Interesting climate implications from a new theory of human survival

This is a bit too speculative to hang your hat on but the evidence that early humans survived an ice age only in Southern South Africa is at least interesting.

Southern South Africa is quite close to the Antarctic so should, on simplistic assumptions, have been at least as deadly an environment as icecapped Europe and North Africa.

On the other hand, the Warmists have never been able to show warming in the Southern hemisphere of our day so it is not entirely surprising that climate change was not symmetrical between the hemispheres in the past: Maybe it has never been "global".

The Southern hemisphere has a lot more ocean so that could be a moderating influence. Go South, young man!

A STRIP of land on Africa's southern coast became a last refuge for the band of early humans who survived an ice age that wiped out the species elsewhere, scientists maintain.

The land, referred to by researchers as "the garden of Eden," may have been the only part of Africa to remain continuously habitable during the ice age that began about 195,000 years ago.
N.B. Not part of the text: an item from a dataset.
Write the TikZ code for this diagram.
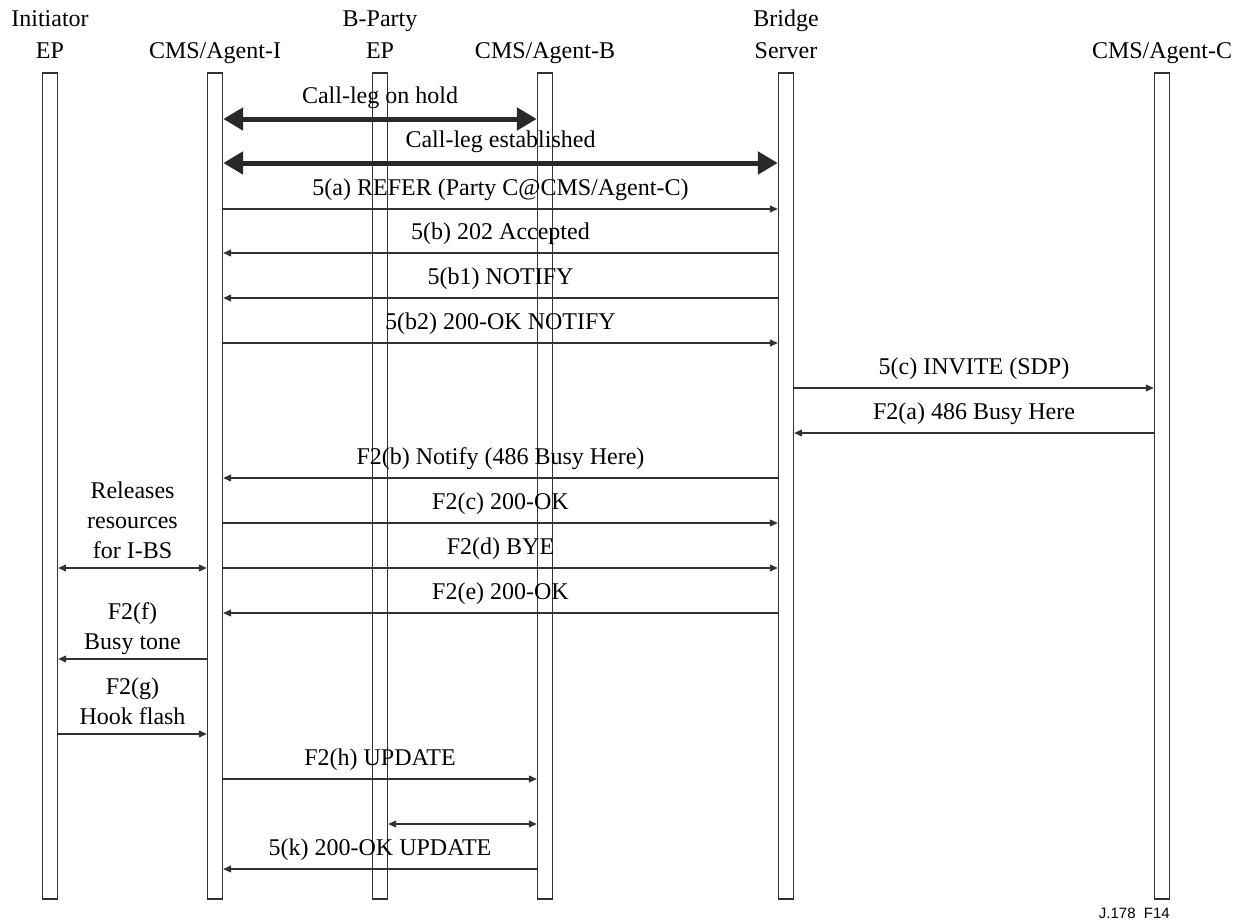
\documentclass[tikz,border=0pt]{standalone}
\usepackage{fontspec}
\setmainfont{Liberation Serif}
\setsansfont{Liberation Sans}
\usepackage{tikz}
\usetikzlibrary{positioning, arrows.meta}

\definecolor{ink}{gray}{0.2}
\tikzset{
  lifebar/.style={draw=ink, line width=0.7pt, minimum width=7.5pt, minimum height=413pt, inner sep=0pt},
  head/.style={align=center, inner sep=0pt, text depth=0pt, font=\fontsize{12}{16}\selectfont},
  msg/.style={draw=ink, line width=0.6pt, -{Triangle[length=4pt,width=3.5pt]}},
  both/.style={msg, {Triangle[length=4pt,width=3.5pt]}-{Triangle[length=4pt,width=3.5pt]}},
  callleg/.style={draw=ink!80!black, line width=2.5pt, {Triangle[length=10pt,width=11pt]}-{Triangle[length=10pt,width=11pt]}},
  lbl/.style={above, inner sep=3.5pt, text depth=3pt},
  note/.style={above, align=center, inner sep=1.5pt, text depth=3pt},
}

\begin{document}
\begin{tikzpicture}[x=0.5pt, y=-0.5pt, font=\fontsize{12}{15}\selectfont]
    \useasboundingbox (0,0) rectangle (1236,921);

    % Lifelines and their names
    \foreach \n/\x/\h in {init/50/{Initiator\\EP}, agI/215/{CMS/Agent-I}, bp/380/{B-Party\\EP}, agB/545/{CMS/Agent-B}, br/786/{Bridge\\Server}, agC/1162/{CMS/Agent-C}} {
      \node[lifebar] (\n) at (\x,486) {};
      \node[head, above=6.5pt of \n] (h\n) {\h};
    }

    % Call legs
    \draw[callleg] (agI.east |- 0,119) -- node[lbl] {Call-leg on hold} (agB.west |- 0,119);
    \draw[callleg] (agI.east |- 0,163) -- node[lbl] {Call-leg established} (br.west |- 0,163);

    % Messages
    \foreach \y/\a/\b/\m in {209/agI.east/br.west/{5(a) REFER (Party C@CMS/Agent-C)}, 253/br.west/agI.east/{5(b) 202 Accepted}, 298/br.west/agI.east/{5(b1) NOTIFY}, 343/agI.east/br.west/{5(b2) 200-OK NOTIFY}, 388/br.east/agC.west/{5(c) INVITE (SDP)}, 433/agC.west/br.east/{F2(a) 486 Busy Here}, 478/br.west/agI.east/{F2(b) Notify (486 Busy Here)}, 523/agI.east/br.west/{F2(c) 200-OK}, 568/agI.east/br.west/{F2(d) BYE}, 613/br.west/agI.east/{F2(e) 200-OK}, 779/agI.east/agB.west/{F2(h) UPDATE}, 869/agB.west/agI.east/{5(k) 200-OK UPDATE}} {
      \draw[msg] (\a |- 0,\y) -- node[lbl] {\m} (\b |- 0,\y);
    }

    % Initiator side
    \draw[both] (init.east |- 0,568) -- node[note] {Releases\\resources\\for I-BS} (agI.west |- 0,568);
    \draw[msg] (agI.west |- 0,659) -- node[note] {F2(f)\\Busy tone} (init.east |- 0,659);
    \draw[msg] (init.east |- 0,734) -- node[note] {F2(g)\\Hook flash} (agI.west |- 0,734);
    \draw[both] (bp.east |- 0,824) -- (agB.west |- 0,824);

    \node[anchor=base east, inner sep=0pt, font=\sffamily\fontsize{7.5}{9}\selectfont] (tag) at ([yshift=-9.5pt]agC.south east) {J.178~~F14};

\end{tikzpicture}
\end{document}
Scientists' excavations showed how a combination of rich vegetation on land and nutrient-laden currents in the sea created a source of food that could sustain early humans through devastating climate changes.

"Shortly after Homo sapiens first evolved, the harsh climate conditions nearly extinguished our species," said Professor Curtis Marean, of the Institute of Human Origins at Arizona State University.

"Recent finds suggest the small population that gave rise to all humans alive today survived by exploiting a unique combination of resources along the southern coast of Africa."

The idea that early humans were once reduced to a tiny remnant population arose from research showing that modern humans have far less genetic diversity than most other species. Some scientists suggested the human population could have fallen to as low as a few hundred individuals during this period, while others insisted the evidence to support this theory remains weak.

During his study, Prof Marean discovered that the isolated caves around an area known as Pinnacle Point, South Africa, 386 kilometres east of Cape Town, were rich in ancient human artifacts.

In a soon to be published paper, Prof Marean and his colleagues argued the caves contain archaeological remains going back at least 164,000 years - and possibly even further back. The remains also showed that, despite the hardships suffered by early humans in other places, the inhabitants of Pinnacle Point were living in a land of plenty.